Some banking industry officials had worried that the new law would make them responsible for blocking payments by cheque as well as credit card payments, a requirement they had said would be unworkable.  But those concerns were allayed when lawmakers agreed to a provision allowing the Treasury and the Fed to exempt cheques from the requirement.
 
Experts said the system would not be fool-proof, but would bar the vast majority of bettors.
 
"I suspect some smart enterprising person out there will find a way to get around it.

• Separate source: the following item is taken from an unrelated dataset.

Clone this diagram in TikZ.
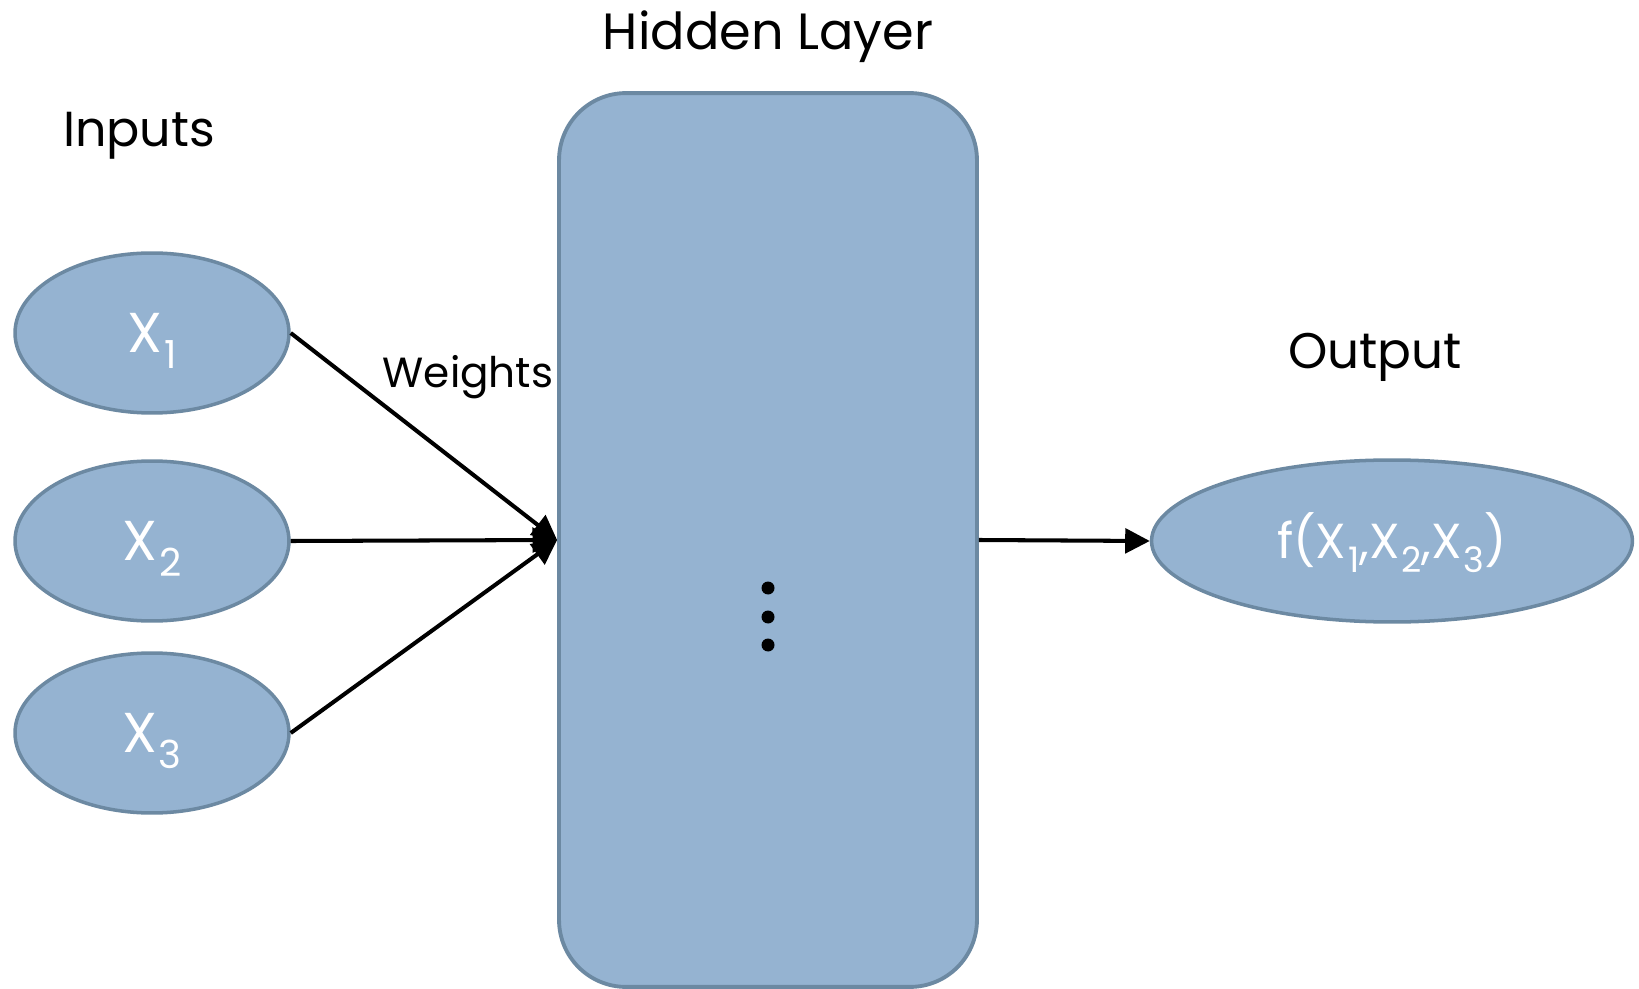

But for your average person who wants to get out there and bet on college football, you're not going to do it," said one lobbyist.
 
Ireland agreed. "I think this puts in place a broader blocking system that's going to be harder to get past for the Internet (gambling) sites," he said
 
The Internet gambling legislation passed late last week by the U.S. Congress remains a concern to the U.S. banking industry but isn't as burdensome as feared.
 
"We got some language in the bill that looks like it protects the financial services industry," said Steve Verdier, director of congressional relations for the Independent Community Bankers of America, which represents almost 5,000 banks in the United States. "It could have been a lot worse."
 
The legislation is designed to prohibit U.S. banks and credit card companies from processing payments for illegal online gambling. Financial services companies and the U.S. Chamber of Commerce had expressed concerns about the compliance burdens that would be imposed, such as tracking and blocking potentially millions of transactions.
 
Under the legislation as passed, "If you are acting as a normal bank, and you're not in some sort of conspiracy with a betting house, then you are not going to be held liable," Verdier said.
 
In addition, the legislation will be guided and enforced by regulations written by the Federal Reserve and the U.S. Treasury Department. "If they find that the banks just don't have the technology to track and block these transactions, then we don't have to," Verdier said. "The Fed and Treasury are not supposed to ask us to do the impossible."